Each line below should be retyped exactly, with no pictures.
--- Begin RECORDED DATA ---
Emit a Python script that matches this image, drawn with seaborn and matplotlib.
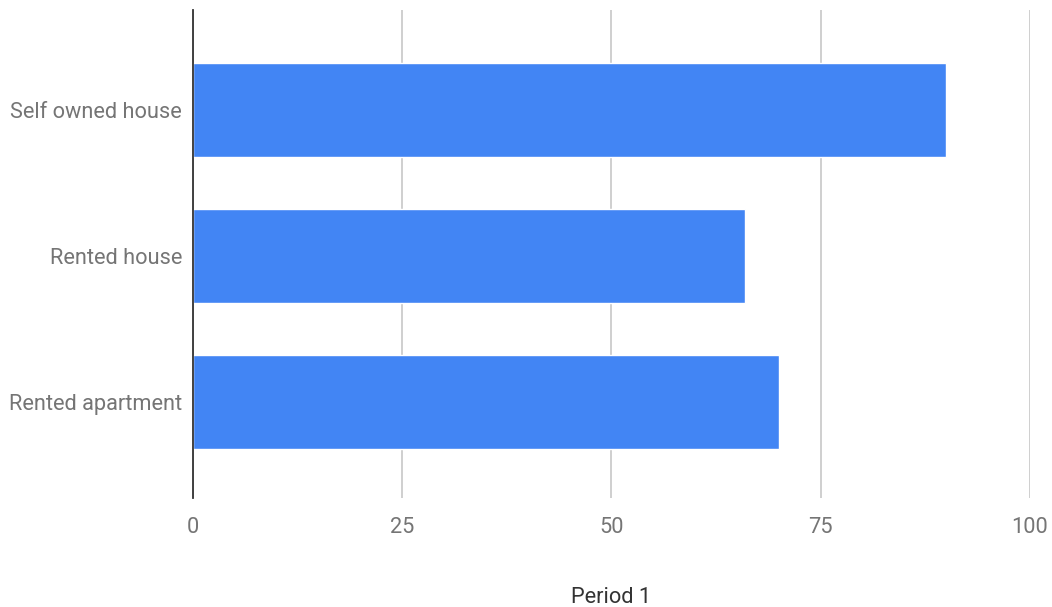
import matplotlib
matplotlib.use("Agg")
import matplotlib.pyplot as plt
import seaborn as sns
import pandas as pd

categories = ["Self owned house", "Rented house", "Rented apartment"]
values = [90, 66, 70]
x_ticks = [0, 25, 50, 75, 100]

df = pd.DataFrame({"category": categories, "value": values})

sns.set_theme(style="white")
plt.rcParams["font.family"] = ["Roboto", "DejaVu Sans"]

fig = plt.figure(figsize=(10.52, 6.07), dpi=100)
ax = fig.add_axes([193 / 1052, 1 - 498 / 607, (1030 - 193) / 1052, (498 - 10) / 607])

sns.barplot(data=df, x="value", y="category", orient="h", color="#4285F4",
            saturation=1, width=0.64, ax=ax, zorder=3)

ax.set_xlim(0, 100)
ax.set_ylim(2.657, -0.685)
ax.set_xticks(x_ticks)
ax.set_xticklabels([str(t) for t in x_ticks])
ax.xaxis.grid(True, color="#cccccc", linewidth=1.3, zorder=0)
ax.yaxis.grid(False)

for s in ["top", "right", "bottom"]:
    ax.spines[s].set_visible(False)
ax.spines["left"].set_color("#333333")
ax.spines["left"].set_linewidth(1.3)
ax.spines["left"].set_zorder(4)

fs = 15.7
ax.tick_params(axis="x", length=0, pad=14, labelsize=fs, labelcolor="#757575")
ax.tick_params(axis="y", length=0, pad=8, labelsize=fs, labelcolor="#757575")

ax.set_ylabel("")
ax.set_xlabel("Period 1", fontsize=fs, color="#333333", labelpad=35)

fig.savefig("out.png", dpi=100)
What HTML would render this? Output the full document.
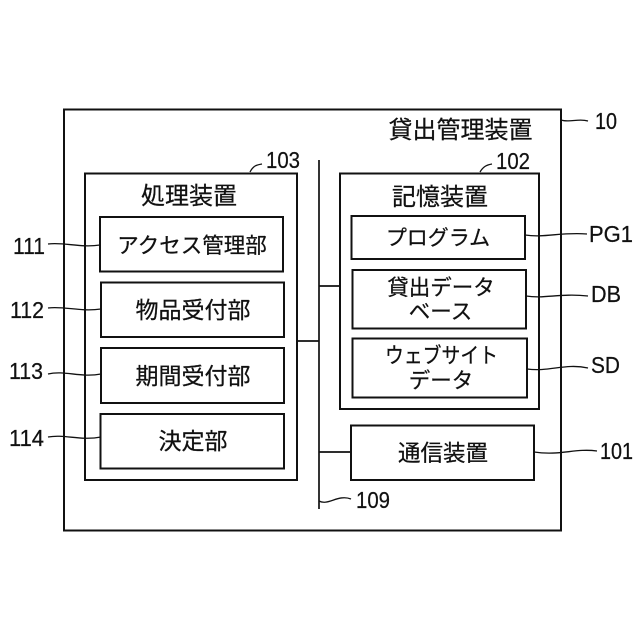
--- End RECORDED DATA ---
*RESPONSE TO THIS EXERCISE*
Emit a Python script that matches this image, drawn with seaborn and matplotlib.
import matplotlib
matplotlib.use("Agg")
import matplotlib.pyplot as plt
import seaborn as sns
import pandas as pd

categories = ["Self owned house", "Rented house", "Rented apartment"]
values = [90, 66, 70]
x_ticks = [0, 25, 50, 75, 100]

df = pd.DataFrame({"category": categories, "value": values})

sns.set_theme(style="white")
plt.rcParams["font.family"] = ["Roboto", "DejaVu Sans"]

fig = plt.figure(figsize=(10.52, 6.07), dpi=100)
ax = fig.add_axes([193 / 1052, 1 - 498 / 607, (1030 - 193) / 1052, (498 - 10) / 607])

sns.barplot(data=df, x="value", y="category", orient="h", color="#4285F4",
            saturation=1, width=0.64, ax=ax, zorder=3)

ax.set_xlim(0, 100)
ax.set_ylim(2.657, -0.685)
ax.set_xticks(x_ticks)
ax.set_xticklabels([str(t) for t in x_ticks])
ax.xaxis.grid(True, color="#cccccc", linewidth=1.3, zorder=0)
ax.yaxis.grid(False)

for s in ["top", "right", "bottom"]:
    ax.spines[s].set_visible(False)
ax.spines["left"].set_color("#333333")
ax.spines["left"].set_linewidth(1.3)
ax.spines["left"].set_zorder(4)

fs = 15.7
ax.tick_params(axis="x", length=0, pad=14, labelsize=fs, labelcolor="#757575")
ax.tick_params(axis="y", length=0, pad=8, labelsize=fs, labelcolor="#757575")

ax.set_ylabel("")
ax.set_xlabel("Period 1", fontsize=fs, color="#333333", labelpad=35)

fig.savefig("out.png", dpi=100)
What HTML would render this? Output the full document.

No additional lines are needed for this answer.